• YOUR INSTRUCTIONS:
Both the line containing "Rebuild this chart as a web" and the line containing "2.910, 2.930, 2.955];" are to be reproduced exactly, along with every line between them, and nothing more.

• RECORD EXTRACTS:
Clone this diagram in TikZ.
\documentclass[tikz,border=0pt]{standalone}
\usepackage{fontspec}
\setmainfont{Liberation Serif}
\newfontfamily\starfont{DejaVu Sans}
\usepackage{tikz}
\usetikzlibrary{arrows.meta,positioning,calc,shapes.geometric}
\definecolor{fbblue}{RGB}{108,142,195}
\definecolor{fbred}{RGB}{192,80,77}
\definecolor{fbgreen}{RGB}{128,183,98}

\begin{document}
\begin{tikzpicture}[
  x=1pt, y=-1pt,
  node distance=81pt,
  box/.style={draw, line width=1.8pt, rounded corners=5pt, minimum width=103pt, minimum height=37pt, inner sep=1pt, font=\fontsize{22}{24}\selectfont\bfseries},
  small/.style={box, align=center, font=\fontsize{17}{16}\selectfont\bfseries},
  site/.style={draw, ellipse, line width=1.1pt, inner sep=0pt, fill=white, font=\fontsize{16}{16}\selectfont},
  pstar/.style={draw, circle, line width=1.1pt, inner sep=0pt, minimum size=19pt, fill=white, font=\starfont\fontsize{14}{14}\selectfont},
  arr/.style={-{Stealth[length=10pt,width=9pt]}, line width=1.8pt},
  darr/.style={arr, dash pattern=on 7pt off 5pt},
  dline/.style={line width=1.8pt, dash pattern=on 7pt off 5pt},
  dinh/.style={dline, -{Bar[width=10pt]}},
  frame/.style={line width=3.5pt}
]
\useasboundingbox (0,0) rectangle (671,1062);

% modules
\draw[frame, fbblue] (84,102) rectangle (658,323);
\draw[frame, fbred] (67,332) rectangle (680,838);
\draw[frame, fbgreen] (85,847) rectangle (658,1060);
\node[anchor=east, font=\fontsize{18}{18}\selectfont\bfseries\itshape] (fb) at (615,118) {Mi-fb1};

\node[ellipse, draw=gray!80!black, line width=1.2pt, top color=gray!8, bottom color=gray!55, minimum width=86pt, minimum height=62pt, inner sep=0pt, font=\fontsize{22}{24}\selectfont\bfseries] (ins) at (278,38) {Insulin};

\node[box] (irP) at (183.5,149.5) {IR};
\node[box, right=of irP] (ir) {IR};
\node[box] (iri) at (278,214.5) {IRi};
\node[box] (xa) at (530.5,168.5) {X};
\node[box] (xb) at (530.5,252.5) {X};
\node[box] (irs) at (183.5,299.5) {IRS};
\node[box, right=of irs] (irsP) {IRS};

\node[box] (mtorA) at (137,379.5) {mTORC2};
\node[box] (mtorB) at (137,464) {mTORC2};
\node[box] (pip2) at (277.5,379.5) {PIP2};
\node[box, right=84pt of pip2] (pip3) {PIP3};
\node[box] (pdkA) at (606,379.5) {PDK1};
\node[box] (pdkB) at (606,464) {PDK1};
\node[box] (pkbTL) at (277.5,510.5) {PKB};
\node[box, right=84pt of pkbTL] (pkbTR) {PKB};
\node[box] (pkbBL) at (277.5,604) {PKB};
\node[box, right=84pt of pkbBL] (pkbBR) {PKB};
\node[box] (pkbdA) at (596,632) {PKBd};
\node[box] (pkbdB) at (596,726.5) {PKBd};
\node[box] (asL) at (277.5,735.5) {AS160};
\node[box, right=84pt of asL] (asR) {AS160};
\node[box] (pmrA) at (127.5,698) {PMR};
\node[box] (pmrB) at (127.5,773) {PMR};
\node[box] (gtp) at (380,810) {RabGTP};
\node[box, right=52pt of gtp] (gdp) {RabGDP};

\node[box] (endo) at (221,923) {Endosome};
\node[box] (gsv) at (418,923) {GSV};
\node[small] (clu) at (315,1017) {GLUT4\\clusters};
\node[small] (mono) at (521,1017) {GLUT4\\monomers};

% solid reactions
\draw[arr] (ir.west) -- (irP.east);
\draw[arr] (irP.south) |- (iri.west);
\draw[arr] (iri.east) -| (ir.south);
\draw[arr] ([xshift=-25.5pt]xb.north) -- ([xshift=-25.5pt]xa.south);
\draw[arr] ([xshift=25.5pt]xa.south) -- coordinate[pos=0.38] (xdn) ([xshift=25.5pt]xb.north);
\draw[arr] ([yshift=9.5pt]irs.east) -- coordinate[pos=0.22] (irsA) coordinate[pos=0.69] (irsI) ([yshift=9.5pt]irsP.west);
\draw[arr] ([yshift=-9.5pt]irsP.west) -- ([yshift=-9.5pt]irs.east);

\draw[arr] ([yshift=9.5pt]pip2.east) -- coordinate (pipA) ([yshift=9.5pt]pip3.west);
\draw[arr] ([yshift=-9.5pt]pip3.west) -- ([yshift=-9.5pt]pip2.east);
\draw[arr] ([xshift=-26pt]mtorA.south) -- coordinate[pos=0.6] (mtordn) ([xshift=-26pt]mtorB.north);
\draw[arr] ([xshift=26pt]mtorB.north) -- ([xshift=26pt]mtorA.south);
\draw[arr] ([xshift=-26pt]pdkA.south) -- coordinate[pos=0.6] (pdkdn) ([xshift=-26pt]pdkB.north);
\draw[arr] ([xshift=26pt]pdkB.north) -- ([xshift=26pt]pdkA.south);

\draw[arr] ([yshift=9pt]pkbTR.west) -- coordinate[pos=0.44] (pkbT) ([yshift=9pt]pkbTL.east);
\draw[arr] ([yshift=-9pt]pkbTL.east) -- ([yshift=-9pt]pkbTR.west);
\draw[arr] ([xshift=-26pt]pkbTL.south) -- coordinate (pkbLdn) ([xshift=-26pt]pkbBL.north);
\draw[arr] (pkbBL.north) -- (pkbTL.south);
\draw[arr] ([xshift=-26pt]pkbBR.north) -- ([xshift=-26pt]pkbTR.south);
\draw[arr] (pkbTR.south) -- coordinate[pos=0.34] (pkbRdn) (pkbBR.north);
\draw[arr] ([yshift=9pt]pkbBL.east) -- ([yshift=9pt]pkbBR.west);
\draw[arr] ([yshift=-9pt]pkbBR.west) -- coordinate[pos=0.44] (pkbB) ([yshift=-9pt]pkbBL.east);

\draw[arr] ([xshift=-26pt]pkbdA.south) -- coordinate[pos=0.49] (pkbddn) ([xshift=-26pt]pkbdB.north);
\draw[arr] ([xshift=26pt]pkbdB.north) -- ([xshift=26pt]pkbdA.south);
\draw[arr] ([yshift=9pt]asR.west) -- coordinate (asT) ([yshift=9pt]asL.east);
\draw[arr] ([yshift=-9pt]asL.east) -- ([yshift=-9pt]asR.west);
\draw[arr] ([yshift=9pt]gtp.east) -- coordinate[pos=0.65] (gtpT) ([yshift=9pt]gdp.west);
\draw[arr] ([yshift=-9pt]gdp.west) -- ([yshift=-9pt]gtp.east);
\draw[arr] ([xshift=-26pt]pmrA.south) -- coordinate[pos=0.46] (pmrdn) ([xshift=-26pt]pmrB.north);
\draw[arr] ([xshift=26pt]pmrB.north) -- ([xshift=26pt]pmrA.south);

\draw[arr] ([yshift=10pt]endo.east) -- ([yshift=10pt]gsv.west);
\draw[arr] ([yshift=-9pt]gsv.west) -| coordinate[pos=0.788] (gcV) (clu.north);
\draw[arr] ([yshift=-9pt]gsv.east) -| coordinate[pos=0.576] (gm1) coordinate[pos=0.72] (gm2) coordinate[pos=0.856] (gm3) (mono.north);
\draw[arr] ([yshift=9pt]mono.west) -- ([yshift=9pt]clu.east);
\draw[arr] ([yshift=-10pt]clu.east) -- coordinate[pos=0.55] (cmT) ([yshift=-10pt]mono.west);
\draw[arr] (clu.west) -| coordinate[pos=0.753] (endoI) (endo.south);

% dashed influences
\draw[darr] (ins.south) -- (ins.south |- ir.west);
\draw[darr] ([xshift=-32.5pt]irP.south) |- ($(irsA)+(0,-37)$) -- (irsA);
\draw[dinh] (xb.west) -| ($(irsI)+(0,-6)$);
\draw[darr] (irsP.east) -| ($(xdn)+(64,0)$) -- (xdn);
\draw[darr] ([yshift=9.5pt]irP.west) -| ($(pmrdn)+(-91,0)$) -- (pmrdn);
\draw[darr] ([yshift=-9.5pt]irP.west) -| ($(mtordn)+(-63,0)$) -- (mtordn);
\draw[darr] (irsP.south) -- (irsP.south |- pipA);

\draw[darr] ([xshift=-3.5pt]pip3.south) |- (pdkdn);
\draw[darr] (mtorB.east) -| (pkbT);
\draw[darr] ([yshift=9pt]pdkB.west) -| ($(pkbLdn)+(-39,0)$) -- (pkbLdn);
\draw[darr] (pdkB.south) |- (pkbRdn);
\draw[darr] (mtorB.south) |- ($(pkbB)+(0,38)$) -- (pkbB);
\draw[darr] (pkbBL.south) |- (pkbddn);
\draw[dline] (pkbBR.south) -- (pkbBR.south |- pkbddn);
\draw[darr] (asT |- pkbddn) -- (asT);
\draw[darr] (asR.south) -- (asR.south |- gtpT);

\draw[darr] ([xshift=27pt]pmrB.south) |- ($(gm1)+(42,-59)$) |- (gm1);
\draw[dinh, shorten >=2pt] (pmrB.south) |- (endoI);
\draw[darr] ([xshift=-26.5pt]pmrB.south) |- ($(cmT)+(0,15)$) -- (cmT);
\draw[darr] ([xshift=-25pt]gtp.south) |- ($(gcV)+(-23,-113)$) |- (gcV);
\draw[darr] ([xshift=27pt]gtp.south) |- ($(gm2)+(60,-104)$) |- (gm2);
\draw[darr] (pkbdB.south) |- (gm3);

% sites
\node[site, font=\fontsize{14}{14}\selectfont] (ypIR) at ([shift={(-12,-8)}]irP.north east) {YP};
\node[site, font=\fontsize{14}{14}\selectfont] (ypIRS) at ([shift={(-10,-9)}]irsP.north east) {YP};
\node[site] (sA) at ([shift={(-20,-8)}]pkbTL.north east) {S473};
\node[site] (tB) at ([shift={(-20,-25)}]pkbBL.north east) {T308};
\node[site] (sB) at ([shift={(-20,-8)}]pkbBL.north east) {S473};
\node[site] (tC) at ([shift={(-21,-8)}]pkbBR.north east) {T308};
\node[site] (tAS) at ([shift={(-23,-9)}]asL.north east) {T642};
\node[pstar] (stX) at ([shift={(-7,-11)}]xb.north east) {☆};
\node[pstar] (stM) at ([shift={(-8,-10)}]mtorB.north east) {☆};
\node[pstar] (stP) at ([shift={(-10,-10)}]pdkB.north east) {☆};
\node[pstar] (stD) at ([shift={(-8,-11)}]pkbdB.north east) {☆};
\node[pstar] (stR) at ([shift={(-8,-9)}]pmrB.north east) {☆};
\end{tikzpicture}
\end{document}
---
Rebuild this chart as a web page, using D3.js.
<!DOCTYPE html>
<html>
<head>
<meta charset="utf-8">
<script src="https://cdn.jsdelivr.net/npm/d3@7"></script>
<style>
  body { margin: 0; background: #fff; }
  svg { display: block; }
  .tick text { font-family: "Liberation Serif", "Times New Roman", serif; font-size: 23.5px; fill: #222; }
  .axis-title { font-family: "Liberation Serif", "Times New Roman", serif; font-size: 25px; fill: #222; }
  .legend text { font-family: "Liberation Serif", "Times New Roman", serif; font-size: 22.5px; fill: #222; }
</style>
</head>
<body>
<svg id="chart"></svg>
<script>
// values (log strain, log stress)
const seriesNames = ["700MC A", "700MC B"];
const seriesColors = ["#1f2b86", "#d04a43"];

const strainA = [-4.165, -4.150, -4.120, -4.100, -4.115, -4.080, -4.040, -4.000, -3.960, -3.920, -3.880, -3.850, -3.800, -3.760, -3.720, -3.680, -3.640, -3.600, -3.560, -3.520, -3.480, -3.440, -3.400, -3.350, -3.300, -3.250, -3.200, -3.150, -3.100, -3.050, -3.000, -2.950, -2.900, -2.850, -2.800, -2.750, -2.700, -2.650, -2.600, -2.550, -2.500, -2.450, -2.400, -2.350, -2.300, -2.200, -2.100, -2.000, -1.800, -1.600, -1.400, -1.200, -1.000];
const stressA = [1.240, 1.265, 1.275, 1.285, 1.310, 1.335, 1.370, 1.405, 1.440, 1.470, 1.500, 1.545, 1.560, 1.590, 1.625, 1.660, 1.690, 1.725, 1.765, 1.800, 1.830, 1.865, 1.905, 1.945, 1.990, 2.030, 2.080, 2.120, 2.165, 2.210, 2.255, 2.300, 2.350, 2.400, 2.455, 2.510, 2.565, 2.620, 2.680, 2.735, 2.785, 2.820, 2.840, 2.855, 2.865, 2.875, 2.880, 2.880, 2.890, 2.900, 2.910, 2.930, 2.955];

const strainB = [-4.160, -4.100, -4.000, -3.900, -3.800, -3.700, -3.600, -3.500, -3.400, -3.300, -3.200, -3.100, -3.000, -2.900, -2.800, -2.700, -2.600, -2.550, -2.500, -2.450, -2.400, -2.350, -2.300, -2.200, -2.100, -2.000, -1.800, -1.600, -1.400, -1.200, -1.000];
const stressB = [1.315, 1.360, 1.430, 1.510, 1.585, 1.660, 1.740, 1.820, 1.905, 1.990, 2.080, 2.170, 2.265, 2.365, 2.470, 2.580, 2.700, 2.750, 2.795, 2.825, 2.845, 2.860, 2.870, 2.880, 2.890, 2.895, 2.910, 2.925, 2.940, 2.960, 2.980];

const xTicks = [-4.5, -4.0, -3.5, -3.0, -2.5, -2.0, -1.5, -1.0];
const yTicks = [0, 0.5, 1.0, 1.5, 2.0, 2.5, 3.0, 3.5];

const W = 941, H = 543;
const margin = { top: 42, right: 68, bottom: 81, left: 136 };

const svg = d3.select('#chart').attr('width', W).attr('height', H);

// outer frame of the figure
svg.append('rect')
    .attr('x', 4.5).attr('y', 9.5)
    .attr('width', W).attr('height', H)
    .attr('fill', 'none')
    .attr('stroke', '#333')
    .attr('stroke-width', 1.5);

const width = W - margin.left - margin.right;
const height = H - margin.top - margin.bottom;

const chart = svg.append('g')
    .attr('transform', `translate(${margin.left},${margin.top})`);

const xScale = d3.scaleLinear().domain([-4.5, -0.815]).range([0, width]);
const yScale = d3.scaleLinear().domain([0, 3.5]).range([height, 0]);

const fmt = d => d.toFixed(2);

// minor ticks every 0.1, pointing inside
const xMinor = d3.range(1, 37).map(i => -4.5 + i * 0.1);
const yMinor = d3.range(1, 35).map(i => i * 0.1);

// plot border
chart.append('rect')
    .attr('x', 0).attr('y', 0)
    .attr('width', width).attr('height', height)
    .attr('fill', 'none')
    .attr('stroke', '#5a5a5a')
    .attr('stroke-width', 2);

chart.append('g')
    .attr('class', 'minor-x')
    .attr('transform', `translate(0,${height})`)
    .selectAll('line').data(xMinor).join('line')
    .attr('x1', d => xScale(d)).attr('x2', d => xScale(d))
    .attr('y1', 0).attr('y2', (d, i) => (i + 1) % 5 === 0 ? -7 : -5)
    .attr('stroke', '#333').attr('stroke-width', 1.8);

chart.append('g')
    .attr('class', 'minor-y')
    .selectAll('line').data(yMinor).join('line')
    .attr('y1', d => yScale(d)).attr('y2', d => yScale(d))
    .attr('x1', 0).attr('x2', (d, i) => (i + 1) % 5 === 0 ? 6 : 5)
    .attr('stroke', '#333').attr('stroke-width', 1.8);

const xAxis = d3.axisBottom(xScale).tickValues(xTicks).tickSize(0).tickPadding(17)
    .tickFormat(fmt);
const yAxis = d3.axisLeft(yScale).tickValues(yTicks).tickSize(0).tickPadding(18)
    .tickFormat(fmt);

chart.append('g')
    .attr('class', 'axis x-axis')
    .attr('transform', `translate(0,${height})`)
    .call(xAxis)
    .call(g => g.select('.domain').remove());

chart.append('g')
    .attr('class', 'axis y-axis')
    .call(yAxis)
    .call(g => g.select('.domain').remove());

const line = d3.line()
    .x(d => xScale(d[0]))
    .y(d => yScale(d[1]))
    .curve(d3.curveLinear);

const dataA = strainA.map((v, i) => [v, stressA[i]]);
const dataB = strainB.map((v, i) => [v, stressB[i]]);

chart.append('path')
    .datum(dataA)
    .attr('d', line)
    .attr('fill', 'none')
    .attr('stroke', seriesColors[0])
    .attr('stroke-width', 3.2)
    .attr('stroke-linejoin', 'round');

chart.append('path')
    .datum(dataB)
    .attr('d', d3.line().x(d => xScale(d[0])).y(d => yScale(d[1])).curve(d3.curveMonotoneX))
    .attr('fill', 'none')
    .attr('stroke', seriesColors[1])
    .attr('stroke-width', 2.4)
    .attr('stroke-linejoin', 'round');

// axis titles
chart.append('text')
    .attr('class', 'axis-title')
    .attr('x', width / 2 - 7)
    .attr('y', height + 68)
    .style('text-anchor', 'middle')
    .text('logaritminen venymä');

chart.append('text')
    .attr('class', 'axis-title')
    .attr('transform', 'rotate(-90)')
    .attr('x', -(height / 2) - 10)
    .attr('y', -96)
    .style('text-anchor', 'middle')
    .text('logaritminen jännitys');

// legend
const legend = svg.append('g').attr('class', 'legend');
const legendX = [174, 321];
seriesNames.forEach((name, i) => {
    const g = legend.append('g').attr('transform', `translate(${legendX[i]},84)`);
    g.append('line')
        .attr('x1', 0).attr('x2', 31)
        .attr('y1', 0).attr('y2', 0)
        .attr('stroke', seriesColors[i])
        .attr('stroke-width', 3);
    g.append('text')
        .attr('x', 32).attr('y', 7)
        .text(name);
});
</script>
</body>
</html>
---
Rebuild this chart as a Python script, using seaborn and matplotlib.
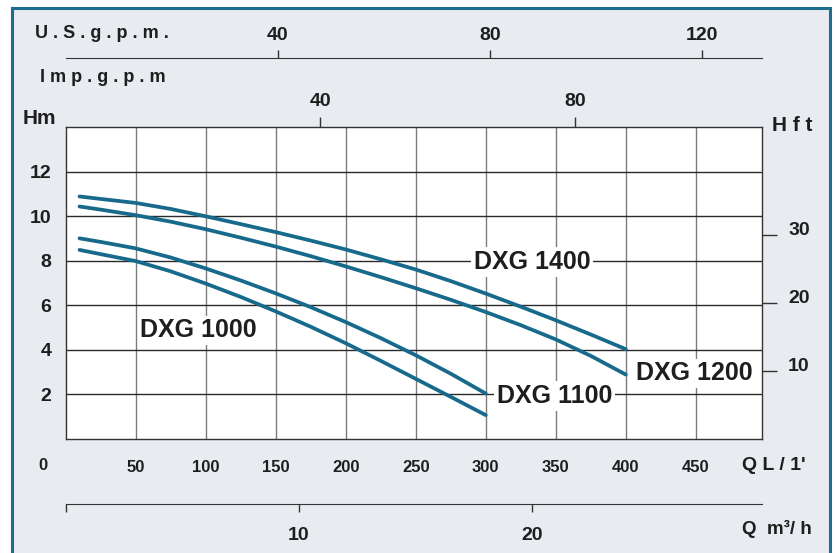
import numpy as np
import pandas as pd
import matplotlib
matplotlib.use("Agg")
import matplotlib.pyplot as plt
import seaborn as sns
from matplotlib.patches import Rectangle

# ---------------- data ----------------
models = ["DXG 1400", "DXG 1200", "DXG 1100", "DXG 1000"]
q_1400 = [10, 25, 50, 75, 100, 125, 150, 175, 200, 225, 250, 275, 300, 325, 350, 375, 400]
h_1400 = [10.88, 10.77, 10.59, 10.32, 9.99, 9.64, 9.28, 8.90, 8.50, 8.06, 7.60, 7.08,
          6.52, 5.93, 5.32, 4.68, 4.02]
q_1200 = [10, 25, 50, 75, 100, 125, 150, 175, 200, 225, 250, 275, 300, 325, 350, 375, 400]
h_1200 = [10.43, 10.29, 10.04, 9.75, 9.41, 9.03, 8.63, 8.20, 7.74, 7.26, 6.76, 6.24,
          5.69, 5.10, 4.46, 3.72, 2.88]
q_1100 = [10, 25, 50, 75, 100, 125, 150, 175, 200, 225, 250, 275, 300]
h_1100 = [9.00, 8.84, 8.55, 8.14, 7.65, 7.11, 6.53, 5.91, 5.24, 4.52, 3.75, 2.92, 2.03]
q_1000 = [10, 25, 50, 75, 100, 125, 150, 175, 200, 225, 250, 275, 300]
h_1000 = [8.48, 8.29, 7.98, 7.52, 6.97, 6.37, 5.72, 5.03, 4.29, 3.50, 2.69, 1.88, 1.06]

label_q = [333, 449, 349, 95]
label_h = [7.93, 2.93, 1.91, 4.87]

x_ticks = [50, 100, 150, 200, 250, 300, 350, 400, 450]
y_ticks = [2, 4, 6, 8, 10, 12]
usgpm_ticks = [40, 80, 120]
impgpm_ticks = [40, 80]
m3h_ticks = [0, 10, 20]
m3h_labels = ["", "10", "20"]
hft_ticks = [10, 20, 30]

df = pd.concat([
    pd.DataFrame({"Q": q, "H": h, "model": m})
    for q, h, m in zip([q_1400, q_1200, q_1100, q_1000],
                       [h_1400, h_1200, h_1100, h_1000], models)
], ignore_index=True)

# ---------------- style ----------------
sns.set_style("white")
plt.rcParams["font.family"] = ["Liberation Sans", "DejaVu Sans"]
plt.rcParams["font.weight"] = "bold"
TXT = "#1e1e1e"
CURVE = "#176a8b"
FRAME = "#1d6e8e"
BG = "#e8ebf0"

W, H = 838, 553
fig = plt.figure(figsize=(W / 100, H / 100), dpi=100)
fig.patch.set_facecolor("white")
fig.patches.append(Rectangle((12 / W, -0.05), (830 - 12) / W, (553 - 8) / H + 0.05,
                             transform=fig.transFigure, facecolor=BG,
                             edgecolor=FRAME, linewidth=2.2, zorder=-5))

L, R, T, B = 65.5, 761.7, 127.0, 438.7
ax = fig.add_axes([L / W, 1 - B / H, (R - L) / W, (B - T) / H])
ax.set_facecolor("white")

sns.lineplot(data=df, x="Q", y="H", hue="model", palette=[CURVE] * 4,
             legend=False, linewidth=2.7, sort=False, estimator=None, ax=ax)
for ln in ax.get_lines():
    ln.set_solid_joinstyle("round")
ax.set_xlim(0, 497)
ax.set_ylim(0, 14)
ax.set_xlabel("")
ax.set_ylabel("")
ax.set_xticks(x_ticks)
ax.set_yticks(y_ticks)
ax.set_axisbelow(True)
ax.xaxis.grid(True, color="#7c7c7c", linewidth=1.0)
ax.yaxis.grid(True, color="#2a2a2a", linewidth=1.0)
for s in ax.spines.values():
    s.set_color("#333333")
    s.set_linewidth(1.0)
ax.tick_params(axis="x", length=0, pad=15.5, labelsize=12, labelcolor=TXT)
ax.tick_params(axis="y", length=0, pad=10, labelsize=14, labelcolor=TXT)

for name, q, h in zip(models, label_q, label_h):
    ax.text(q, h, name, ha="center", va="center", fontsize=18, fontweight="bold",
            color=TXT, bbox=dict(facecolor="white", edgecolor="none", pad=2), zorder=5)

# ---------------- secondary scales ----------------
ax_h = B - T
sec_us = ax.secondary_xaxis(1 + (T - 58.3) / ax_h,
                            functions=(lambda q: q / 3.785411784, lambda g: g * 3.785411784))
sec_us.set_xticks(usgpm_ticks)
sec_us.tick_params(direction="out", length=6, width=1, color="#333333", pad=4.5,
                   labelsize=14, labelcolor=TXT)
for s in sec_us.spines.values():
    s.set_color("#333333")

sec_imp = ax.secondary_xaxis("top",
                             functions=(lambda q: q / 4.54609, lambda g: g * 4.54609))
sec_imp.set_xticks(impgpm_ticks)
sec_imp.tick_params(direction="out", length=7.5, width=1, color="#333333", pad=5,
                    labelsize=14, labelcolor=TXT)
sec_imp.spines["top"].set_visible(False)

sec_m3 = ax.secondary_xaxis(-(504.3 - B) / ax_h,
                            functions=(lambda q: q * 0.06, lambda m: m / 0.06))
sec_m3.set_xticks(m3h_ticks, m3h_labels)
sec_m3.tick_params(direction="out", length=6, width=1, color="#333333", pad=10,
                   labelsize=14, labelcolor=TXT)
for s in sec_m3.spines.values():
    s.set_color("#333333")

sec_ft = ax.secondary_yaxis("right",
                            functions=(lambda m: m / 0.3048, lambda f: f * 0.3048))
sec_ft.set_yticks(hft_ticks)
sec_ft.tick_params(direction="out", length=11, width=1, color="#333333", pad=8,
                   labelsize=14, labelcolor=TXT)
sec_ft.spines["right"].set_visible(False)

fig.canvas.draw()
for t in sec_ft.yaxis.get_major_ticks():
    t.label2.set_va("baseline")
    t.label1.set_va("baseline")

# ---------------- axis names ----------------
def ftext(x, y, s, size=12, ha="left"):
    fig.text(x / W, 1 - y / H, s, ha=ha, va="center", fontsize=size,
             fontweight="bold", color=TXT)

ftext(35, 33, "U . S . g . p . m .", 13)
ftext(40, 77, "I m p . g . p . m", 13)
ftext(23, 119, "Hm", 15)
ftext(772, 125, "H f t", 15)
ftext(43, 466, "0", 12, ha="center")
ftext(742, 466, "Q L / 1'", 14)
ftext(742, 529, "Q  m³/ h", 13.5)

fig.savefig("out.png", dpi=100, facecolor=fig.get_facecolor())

• THE COMPLETED TASK:
Rebuild this chart as a web page, using D3.js.
<!DOCTYPE html>
<html>
<head>
<meta charset="utf-8">
<script src="https://cdn.jsdelivr.net/npm/d3@7"></script>
<style>
  body { margin: 0; background: #fff; }
  svg { display: block; }
  .tick text { font-family: "Liberation Serif", "Times New Roman", serif; font-size: 23.5px; fill: #222; }
  .axis-title { font-family: "Liberation Serif", "Times New Roman", serif; font-size: 25px; fill: #222; }
  .legend text { font-family: "Liberation Serif", "Times New Roman", serif; font-size: 22.5px; fill: #222; }
</style>
</head>
<body>
<svg id="chart"></svg>
<script>
// values (log strain, log stress)
const seriesNames = ["700MC A", "700MC B"];
const seriesColors = ["#1f2b86", "#d04a43"];

const strainA = [-4.165, -4.150, -4.120, -4.100, -4.115, -4.080, -4.040, -4.000, -3.960, -3.920, -3.880, -3.850, -3.800, -3.760, -3.720, -3.680, -3.640, -3.600, -3.560, -3.520, -3.480, -3.440, -3.400, -3.350, -3.300, -3.250, -3.200, -3.150, -3.100, -3.050, -3.000, -2.950, -2.900, -2.850, -2.800, -2.750, -2.700, -2.650, -2.600, -2.550, -2.500, -2.450, -2.400, -2.350, -2.300, -2.200, -2.100, -2.000, -1.800, -1.600, -1.400, -1.200, -1.000];
const stressA = [1.240, 1.265, 1.275, 1.285, 1.310, 1.335, 1.370, 1.405, 1.440, 1.470, 1.500, 1.545, 1.560, 1.590, 1.625, 1.660, 1.690, 1.725, 1.765, 1.800, 1.830, 1.865, 1.905, 1.945, 1.990, 2.030, 2.080, 2.120, 2.165, 2.210, 2.255, 2.300, 2.350, 2.400, 2.455, 2.510, 2.565, 2.620, 2.680, 2.735, 2.785, 2.820, 2.840, 2.855, 2.865, 2.875, 2.880, 2.880, 2.890, 2.900, 2.910, 2.930, 2.955];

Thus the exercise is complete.